Data excerpts →
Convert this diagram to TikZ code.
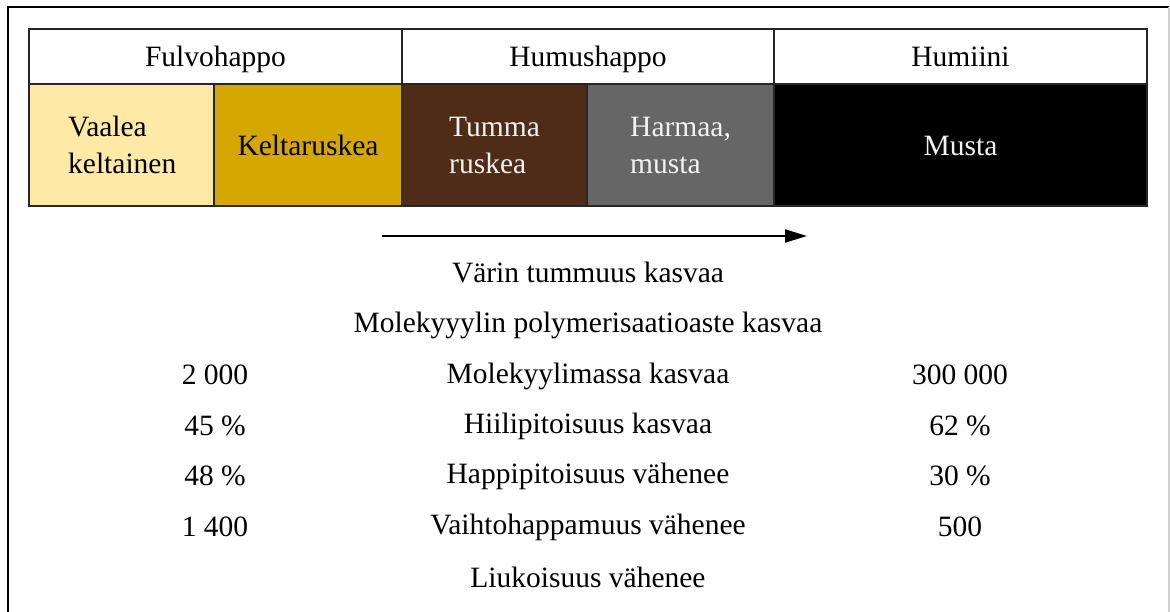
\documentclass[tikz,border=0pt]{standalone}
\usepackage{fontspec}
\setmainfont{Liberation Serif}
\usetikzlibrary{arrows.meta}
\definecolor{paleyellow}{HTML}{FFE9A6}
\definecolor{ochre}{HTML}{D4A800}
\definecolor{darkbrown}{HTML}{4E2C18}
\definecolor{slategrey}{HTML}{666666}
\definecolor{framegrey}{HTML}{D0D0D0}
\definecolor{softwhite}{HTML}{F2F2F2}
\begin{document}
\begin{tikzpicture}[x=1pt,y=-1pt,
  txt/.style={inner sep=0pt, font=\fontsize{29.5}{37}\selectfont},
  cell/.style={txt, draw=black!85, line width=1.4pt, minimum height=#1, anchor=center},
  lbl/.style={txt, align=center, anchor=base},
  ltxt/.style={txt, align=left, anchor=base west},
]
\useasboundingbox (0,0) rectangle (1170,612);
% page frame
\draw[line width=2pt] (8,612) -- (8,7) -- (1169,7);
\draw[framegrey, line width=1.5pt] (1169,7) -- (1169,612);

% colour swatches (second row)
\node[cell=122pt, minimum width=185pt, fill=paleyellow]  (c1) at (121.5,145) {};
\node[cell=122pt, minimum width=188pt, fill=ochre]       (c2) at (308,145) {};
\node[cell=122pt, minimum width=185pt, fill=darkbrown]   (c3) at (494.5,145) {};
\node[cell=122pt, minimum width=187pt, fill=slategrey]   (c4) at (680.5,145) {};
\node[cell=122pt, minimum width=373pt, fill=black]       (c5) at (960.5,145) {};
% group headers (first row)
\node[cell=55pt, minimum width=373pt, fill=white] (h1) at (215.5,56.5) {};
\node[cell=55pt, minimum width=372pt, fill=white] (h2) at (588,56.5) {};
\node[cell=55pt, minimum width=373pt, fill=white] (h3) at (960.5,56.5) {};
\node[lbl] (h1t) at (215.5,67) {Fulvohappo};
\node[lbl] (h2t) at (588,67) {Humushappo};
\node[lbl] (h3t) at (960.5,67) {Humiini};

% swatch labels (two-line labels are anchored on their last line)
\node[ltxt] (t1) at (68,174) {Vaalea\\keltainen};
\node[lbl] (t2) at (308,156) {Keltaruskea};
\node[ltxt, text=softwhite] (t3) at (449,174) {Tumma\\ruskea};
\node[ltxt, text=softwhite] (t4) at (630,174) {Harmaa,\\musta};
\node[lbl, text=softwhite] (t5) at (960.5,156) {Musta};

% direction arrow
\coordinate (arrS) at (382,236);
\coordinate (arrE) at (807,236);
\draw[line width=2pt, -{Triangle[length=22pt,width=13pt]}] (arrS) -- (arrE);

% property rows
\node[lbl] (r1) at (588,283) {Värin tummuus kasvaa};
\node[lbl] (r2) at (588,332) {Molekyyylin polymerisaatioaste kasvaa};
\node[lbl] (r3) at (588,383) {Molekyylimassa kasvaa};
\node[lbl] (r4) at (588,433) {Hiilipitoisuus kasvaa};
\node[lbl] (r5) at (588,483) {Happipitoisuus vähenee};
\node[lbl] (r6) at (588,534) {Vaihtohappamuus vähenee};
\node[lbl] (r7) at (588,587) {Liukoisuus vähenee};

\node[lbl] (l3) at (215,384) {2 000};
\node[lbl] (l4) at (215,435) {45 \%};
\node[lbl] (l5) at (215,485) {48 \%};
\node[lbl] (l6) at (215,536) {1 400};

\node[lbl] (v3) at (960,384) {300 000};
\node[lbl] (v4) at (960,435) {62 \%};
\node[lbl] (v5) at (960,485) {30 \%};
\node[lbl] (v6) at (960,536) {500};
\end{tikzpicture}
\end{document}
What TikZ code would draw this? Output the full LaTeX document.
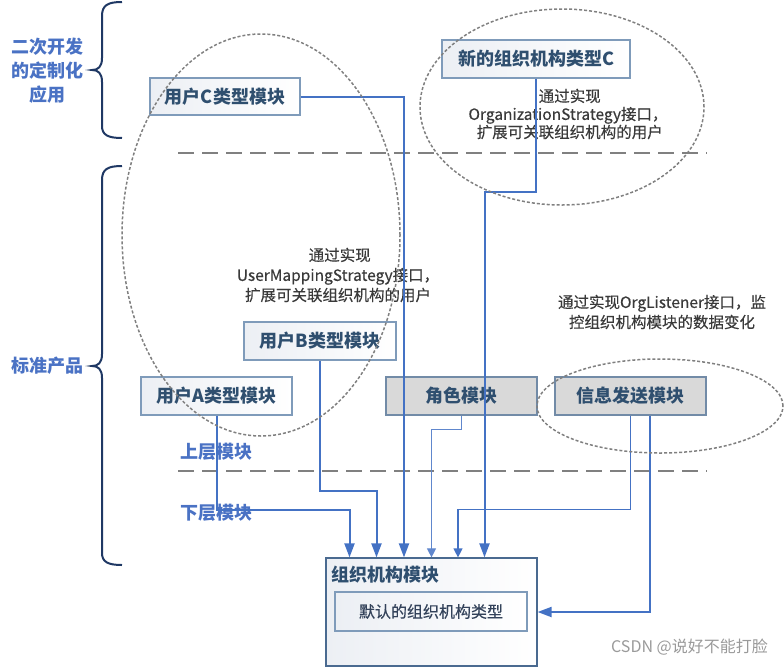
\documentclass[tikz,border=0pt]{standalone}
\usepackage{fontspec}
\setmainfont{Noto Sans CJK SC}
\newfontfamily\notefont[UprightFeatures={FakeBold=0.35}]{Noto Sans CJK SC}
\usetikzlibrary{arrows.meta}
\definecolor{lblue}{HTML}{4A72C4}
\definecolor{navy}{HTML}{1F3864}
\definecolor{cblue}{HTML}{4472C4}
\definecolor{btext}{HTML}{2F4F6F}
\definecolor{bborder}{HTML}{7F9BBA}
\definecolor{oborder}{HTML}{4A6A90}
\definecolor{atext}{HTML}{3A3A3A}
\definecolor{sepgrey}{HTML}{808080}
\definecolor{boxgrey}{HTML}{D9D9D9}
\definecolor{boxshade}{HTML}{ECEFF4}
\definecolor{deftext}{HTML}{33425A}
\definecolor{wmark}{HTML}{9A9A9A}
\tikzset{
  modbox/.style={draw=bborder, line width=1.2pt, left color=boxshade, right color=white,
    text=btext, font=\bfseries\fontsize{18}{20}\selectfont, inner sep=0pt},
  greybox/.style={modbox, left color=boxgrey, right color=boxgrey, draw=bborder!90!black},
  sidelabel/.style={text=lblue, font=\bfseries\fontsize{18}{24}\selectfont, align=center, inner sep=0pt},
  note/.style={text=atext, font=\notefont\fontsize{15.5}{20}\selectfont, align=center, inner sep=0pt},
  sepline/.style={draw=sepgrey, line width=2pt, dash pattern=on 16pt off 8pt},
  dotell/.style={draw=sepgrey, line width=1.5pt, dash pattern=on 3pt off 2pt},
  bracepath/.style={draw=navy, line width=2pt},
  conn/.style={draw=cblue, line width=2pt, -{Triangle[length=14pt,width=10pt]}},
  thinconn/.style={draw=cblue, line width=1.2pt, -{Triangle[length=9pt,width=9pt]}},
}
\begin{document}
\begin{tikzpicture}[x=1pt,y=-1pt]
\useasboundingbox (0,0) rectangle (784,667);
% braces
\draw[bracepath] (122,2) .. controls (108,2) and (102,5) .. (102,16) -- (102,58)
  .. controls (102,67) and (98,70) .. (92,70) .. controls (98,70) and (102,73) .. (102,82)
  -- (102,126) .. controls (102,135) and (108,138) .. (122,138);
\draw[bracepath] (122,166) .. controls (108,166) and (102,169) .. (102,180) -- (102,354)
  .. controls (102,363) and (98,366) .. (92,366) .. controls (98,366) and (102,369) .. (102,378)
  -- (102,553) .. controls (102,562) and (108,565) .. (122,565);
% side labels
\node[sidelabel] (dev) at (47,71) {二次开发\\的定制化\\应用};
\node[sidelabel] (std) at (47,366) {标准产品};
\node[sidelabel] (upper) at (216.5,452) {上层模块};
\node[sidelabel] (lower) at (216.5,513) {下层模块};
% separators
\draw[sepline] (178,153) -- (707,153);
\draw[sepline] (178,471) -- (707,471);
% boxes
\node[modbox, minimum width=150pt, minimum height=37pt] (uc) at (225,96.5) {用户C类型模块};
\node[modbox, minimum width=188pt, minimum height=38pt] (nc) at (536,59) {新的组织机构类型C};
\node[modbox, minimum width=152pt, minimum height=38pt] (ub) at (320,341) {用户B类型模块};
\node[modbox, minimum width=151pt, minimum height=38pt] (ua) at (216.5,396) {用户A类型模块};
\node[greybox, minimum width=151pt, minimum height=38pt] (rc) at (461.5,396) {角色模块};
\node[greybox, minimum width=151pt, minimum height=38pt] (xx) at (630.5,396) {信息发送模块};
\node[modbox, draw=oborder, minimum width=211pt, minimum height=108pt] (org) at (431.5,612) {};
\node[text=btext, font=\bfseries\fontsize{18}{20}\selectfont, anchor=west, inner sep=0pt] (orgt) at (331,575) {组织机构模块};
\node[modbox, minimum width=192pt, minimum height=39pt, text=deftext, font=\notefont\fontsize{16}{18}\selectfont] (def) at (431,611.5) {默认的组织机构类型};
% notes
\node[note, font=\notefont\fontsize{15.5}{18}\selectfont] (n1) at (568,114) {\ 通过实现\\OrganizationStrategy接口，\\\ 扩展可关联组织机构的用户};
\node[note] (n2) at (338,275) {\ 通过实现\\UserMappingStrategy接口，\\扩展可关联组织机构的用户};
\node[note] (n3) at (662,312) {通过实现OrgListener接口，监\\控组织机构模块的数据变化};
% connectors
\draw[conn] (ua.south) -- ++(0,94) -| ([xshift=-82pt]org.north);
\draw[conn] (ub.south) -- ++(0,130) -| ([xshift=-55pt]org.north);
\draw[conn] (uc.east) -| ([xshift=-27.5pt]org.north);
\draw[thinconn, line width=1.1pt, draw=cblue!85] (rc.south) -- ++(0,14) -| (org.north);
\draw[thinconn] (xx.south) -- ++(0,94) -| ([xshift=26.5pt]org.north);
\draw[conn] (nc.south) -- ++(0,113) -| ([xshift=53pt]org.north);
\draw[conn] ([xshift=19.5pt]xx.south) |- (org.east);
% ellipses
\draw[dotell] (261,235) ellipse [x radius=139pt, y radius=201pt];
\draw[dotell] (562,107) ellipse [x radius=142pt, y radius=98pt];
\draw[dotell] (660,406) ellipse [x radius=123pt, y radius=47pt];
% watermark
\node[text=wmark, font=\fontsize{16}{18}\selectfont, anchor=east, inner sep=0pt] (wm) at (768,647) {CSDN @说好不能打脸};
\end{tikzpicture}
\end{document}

Set task →
Please quote the lines of the material, beginning with the first and ending with the one that contains "(h3t) at (960.5,67)", exactly as written and without any pictures.

Right answer →
Convert this diagram to TikZ code.
\documentclass[tikz,border=0pt]{standalone}
\usepackage{fontspec}
\setmainfont{Liberation Serif}
\usetikzlibrary{arrows.meta}
\definecolor{paleyellow}{HTML}{FFE9A6}
\definecolor{ochre}{HTML}{D4A800}
\definecolor{darkbrown}{HTML}{4E2C18}
\definecolor{slategrey}{HTML}{666666}
\definecolor{framegrey}{HTML}{D0D0D0}
\definecolor{softwhite}{HTML}{F2F2F2}
\begin{document}
\begin{tikzpicture}[x=1pt,y=-1pt,
  txt/.style={inner sep=0pt, font=\fontsize{29.5}{37}\selectfont},
  cell/.style={txt, draw=black!85, line width=1.4pt, minimum height=#1, anchor=center},
  lbl/.style={txt, align=center, anchor=base},
  ltxt/.style={txt, align=left, anchor=base west},
]
\useasboundingbox (0,0) rectangle (1170,612);
% page frame
\draw[line width=2pt] (8,612) -- (8,7) -- (1169,7);
\draw[framegrey, line width=1.5pt] (1169,7) -- (1169,612);

% colour swatches (second row)
\node[cell=122pt, minimum width=185pt, fill=paleyellow]  (c1) at (121.5,145) {};
\node[cell=122pt, minimum width=188pt, fill=ochre]       (c2) at (308,145) {};
\node[cell=122pt, minimum width=185pt, fill=darkbrown]   (c3) at (494.5,145) {};
\node[cell=122pt, minimum width=187pt, fill=slategrey]   (c4) at (680.5,145) {};
\node[cell=122pt, minimum width=373pt, fill=black]       (c5) at (960.5,145) {};
% group headers (first row)
\node[cell=55pt, minimum width=373pt, fill=white] (h1) at (215.5,56.5) {};
\node[cell=55pt, minimum width=372pt, fill=white] (h2) at (588,56.5) {};
\node[cell=55pt, minimum width=373pt, fill=white] (h3) at (960.5,56.5) {};
\node[lbl] (h1t) at (215.5,67) {Fulvohappo};
\node[lbl] (h2t) at (588,67) {Humushappo};
\node[lbl] (h3t) at (960.5,67) {Humiini};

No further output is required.